Are You Gaslighting Your Customers?

  • The 2022 word of the year is gaslighting, or manipulating or deceiving someone.
  • Gaslighting is common in the customer experience when brands try to convince their customers of a different truth or ignore their problems.
  • The opposite of gaslighting is taking ownership, listening to customers, and building trust.

The Merriam-Webster word of the year for 2022 is gaslighting.

Searches for the term—which means mind manipulating, grossly misleading, or deceiving someone—skyrocketed this year as people find examples of gaslighting everywhere, including in their relationships, online interactions, and the media.

But are brands also gaslighting their customers?

Gaslighting in terms of the customer experience might not always be intentional, but it can seriously detract from a customer’s interaction with a brand.

Instead of mentally manipulating customers or trying to convince them of a false truth, brands should be supportive, empathetic, and understanding to customers.

Gaslighting in the Customer Experience

Gaslighting runs the gamut from brands being oblivious about tactics that make life more complicated and confusing to brands that deliberately deceive customers.

Gaslighting happens in the customer experience world more than most people notice. Consider these examples:

  • It’s gaslighting when a customer calls the contact center about a problem, and the brand ignores them or pretends the issue doesn’t exist.
  • Gaslighting occurs when brands make customers jump through hoops to contact them with any issues. Then the brand says they’re doing a great job because they haven’t received any customer complaints when really the brand has just made it too difficult for customers to give feedback.
  • Gaslighting happens when companies convince themselves that customers aren’t loyal because they are enticed by the competition. They say customers cared more about new, flashy products instead of being accountable for their own customer experience issues
  • Even more extreme, gaslighting occurs when brands manipulate customer requests to put words in their mouth or lie about how customers interact with them, often with issues surrounding billing or subscriptions.

In all these situations, brands have manipulated the truth around customers by convincing customers or themselves about a false reality.

Gaslighting has become so pervasive in our modern interactions that it’s often difficult for brands to realize they’re doing it. And it’s a slippery slope once brands start trying to skirt issues and avoid customer feedback. Instead of addressing the root problems, brands find it easier to convince themselves that customers are fickle or complaining.

How to Fight Gaslighting

So, what’s the anecdote to gaslighting? Taking ownership and building trust.

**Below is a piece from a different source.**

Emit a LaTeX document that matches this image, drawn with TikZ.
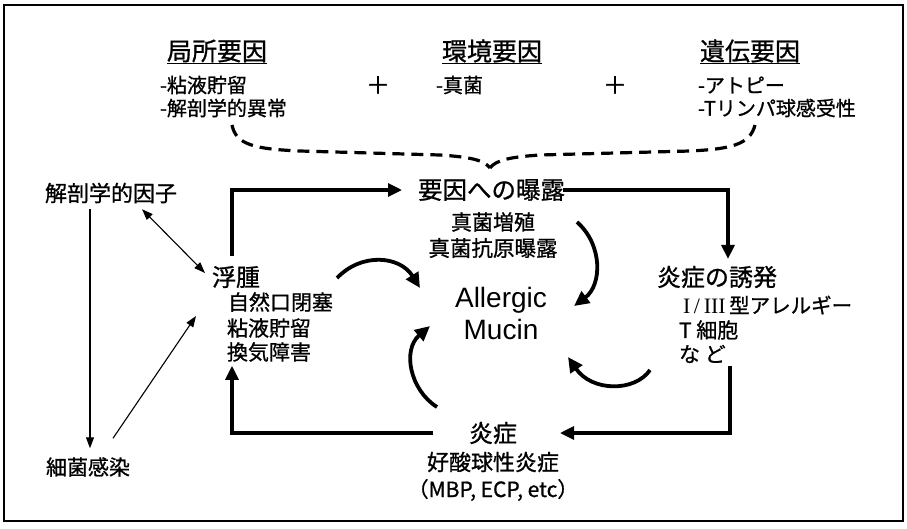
\documentclass[tikz,border=0pt]{standalone}
\usepackage{fontspec}
\setmainfont{Noto Sans CJK JP}[FakeBold=0.9]
\newfontfamily\arialf{Liberation Sans}
\newfontfamily\romanf{Liberation Serif}
\usetikzlibrary{arrows.meta,calc}
\begin{document}
\begin{tikzpicture}[x=1pt,y=-1pt,
  every node/.style={inner sep=0pt, outer sep=0pt},
  hdr/.style={font=\fontsize{25}{28}\selectfont, anchor=west},
  row/.style={font=\fontsize{20}{24}\selectfont, anchor=west},
  mainlbl/.style={font=\fontsize{24}{28}\selectfont, anchor=west},
  sublbl/.style={font=\fontsize{21}{25}\selectfont, anchor=west},
  sidelbl/.style={font=\fontsize{22}{26}\selectfont, anchor=west},
  ulin/.style={line width=1.3pt},
  thk/.style={line width=3.2pt, -{Triangle[length=14pt,width=13pt]}},
  thn/.style={line width=1.1pt, -{Triangle[length=11pt,width=8pt]}},
  thnb/.style={line width=1.1pt, {Triangle[length=11pt,width=8pt]}-{Triangle[length=11pt,width=8pt]}},
  crv/.style={line width=3.8pt, -{Triangle[length=15pt,width=14pt]}},
  bracestyle/.style={line width=3.2pt, dash pattern=on 12pt off 7pt}
]
\useasboundingbox (0,0) rectangle (907,528);
\draw[line width=1.2pt] (4,5) rectangle (903,521);

% top factors
\node[hdr] (h1) at (167,51) {局所要因};
\node[row] (r1a) at (160,85) {-粘液貯留};
\node[row] (r1b) at (160,108) {-解剖学的異常};
\node[font=\fontsize{24}{28}\selectfont] (p1) at (378,85) {＋};
\node[hdr] (h2) at (442,51) {環境要因};
\node[row] (r2a) at (436,85) {-真菌};
\node[font=\fontsize{24}{28}\selectfont] (p2) at (615,85) {＋};
\node[hdr] (h3) at (700,51) {遺伝要因};
\node[row] (r3a) at (698,85) {-アトピー};
\node[row] (r3b) at (698,108) {-Tリンパ球感受性};
\foreach \n in {h1,h2,h3}
  \draw[ulin] ($(\n.south west)+(0,1)$) -- ($(\n.south east)+(0,1)$);

% dashed brace
\coordinate (btip) at (490,168);
\coordinate (bl) at (232,125);
\coordinate (br) at (755,125);
\draw[bracestyle] (bl) .. controls (236,145) and (255,149) .. (300,151)
  -- (440,155) .. controls (470,157) and (484,160) .. (btip);
\draw[bracestyle] (br) .. controls (750,145) and (730,149) .. (690,151)
  -- (540,155) .. controls (510,157) and (496,160) .. (btip);

% left side
\node[sidelbl] (anat) at (45,193) {解剖学的因子};
\node[font=\fontsize{21}{25}\selectfont, anchor=west] (bact) at (46,467) {細菌感染};

% edema group
\node[mainlbl] (edema) at (212,277) {浮腫};
\node[sublbl] (e1) at (228,302) {自然口閉塞};
\node[sublbl] (e2) at (227,328) {粘液貯留};
\node[sublbl] (e3) at (227,352) {換気障害};

% exposure group
\node[font=\fontsize{24.5}{28}\selectfont, anchor=west] (expo) at (418,190) {要因への曝露};
\node[font=\fontsize{21}{25}\selectfont] (x1) at (493,222) {真菌増殖};
\node[font=\fontsize{21.5}{25}\selectfont] (x2) at (493,248) {真菌抗原曝露};

% induction group
\node[mainlbl] (ind) at (657,277) {炎症の誘発};
\node[font=\fontsize{20.5}{25}\selectfont, anchor=west] (i1) at (683,305) {{\romanf\fontsize{22}{25}\selectfont I\,/\,III}\,型アレルギー};
\node[sublbl] (i2) at (679,330) {T 細胞};
\node[sublbl] (i3) at (679,354) {な ど};

% inflammation group
\node[font=\fontsize{24}{28}\selectfont] (infl) at (493,433) {炎症};
\node[font=\fontsize{22}{26}\selectfont] (f1) at (493,462) {好酸球性炎症};
\node[font=\fontsize{21}{25}\selectfont] (f2) at (493,490) {（MBP, ECP, etc）};

% center
\node[font=\arialf\fontsize{28}{32}\selectfont, align=center] (mucin) at (501,313) {Allergic\\Mucin};

% thin arrows on the left
\draw[thn] ($(anat.south west)+(45,6)$) -- ($(bact.north west)+(44,-9)$);
\draw[thnb] ($(anat.south west)+(97,6)$) -- ($(edema.west)+(-7,-4)$);
\draw[thn] ($(bact.north east)+(-17,-19)$) -- ($(e2.west)+(-31,-12)$);

% main thick loop
\draw[thk] ($(edema.north west)+(20,-10)$) |- ($(expo.west)+(-16,0)$);
\draw[thk] ($(expo.east)+(-2,0)$) -| ($(ind.north west)+(71,-7)$);
\draw[thk] ($(i3.south west)+(51,3)$) |- ($(infl.east)+(43,0)$);
\draw[thk] ($(infl.west)+(-36,0)$) -| ($(e3.south west)+(5,4)$);

% curved arrows around Allergic Mucin
\coordinate (c1s) at (337,278); \coordinate (c1e) at (420,288);
\coordinate (c2s) at (577,222); \coordinate (c2e) at (574,306);
\coordinate (c3s) at (437,407); \coordinate (c3e) at (430,326);
\coordinate (c4s) at (650,370); \coordinate (c4e) at (568,357);
\draw[crv] (c1s) .. controls (362,252) and (400,256) .. (c1e);
\draw[crv] (c2s) .. controls (603,245) and (602,285) .. (c2e);
\draw[crv] (c3s) .. controls (410,390) and (402,350) .. (c3e);
\draw[crv] (c4s) .. controls (635,392) and (592,392) .. (c4e);
\end{tikzpicture}
\end{document}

If customers call with a problem, listen to them and solve it. Take proactive steps to prevent other customers from experiencing the same issue.

If customers leave your brand for the competition, look at what areas of your customer experience could be improved. Ask for feedback, be honest about your weaknesses, and continually evolve and adjust your customer experience.

Taking ownership showcases empathy and builds trust, which is a significant driver of customer loyalty. Empathy and trust are the opposite of gaslighting. Instead of driving customers away with deceit, you use honesty and humility to strengthen customer relationships.

Today’s customers know brands’ tactics and can see through dishonesty, manipulation, and gaslighting. The key to a successful customer experience is being honest, listening, and continually improving. When customers know they can trust your brand, they’re much more likely to stick around.